Kittansett members have the good sense to know that big tournaments and their attendant crowds would overwhelm their little slice of heaven, even if the competitors most assuredly would not. Kittansett seems tailor-made for a national mid-amateur championship, and while Demmer hinted that the subject has been broached — presumably with the folks who famously value par — there are no plans.

And so Kittansett remains a bit of a mystery guest, even to Bay State golfers. Tucked away in a sort of nether region between Cape Cod and the Rhode Island coast, it’s widely acknowledged as the second best course in Massachusetts (behind TCC in Brookline) though few have actually played it. Four times the State Amateur has been held here; each time it set a record for the number of entries.

That should tell you something about its allure. The high scores tell you something else. The rest, to be believed, must be experienced first-hand.

•••

American James Jackson was another type of newcomer in 1953, playing his first Walker Cup foursomes match on the Friday when he unwittingly instigated the event’s most poignant moment. After he and Littler dropped the first hole to Wilson and MacGregor (dubbed “the sporting goods team” by one press wag,) Jackson discovered he was carrying 16 clubs, having failed to remove his brassie and an extra wedge after warming up. He reported the matter to the referee, USGA Treasurer Charles Pierson, who in turn consulted with USGA Vice President Ike Grainger.

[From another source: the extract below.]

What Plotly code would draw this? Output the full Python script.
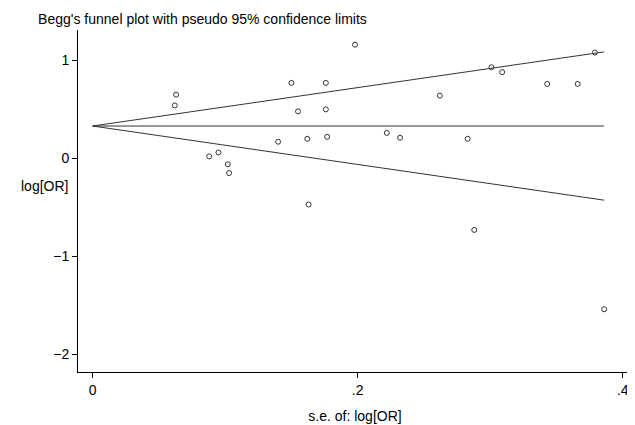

The penalty for this infraction is disqualification, of course, and Grainger invoked it without hesitation.

It was here that Wilson and MacGregor proved they were very good sports indeed. The two Brits urged Pierson not to impose the penalty stipulated by the rules. The British non-playing captain, Lieut. Col. Anthony Duncan, supported his players and informed Totton Heffelfinger — perhaps the most fittingly named USGA President in history — that his team “could not accept victory if it should depend on disqualification.”

With further input from R&A Captain Lord Brabazon of Tara, the British managed to persuade USGA Committee members to modify the punishment. Littler and Jackson were eventually penalized two holes, placing them three down on the fourth tee. The Americans were still three down after nine but they came home in 33, the best nine posted by any foursome pairing during the competition. Littler and Jackson went to lunch 2-up and closed out Wilson and MacGregor 3 and 2 – proving once again that no good deed goes unpunished.

The visitors would salvage a measure of self respect when Ronnie White, 3-down after 30 holes, stormed back to post a thrilling 1-up victory over Chapman — on the American’s home course.

“The British are supposed to be good losers,” Duncan said at Saturday night’s trophy presentation ceremony, “since they’ve had plenty of practice at it. But the fact is, we hate losing. That finish of Ronnie White’s made us all proud to be British.”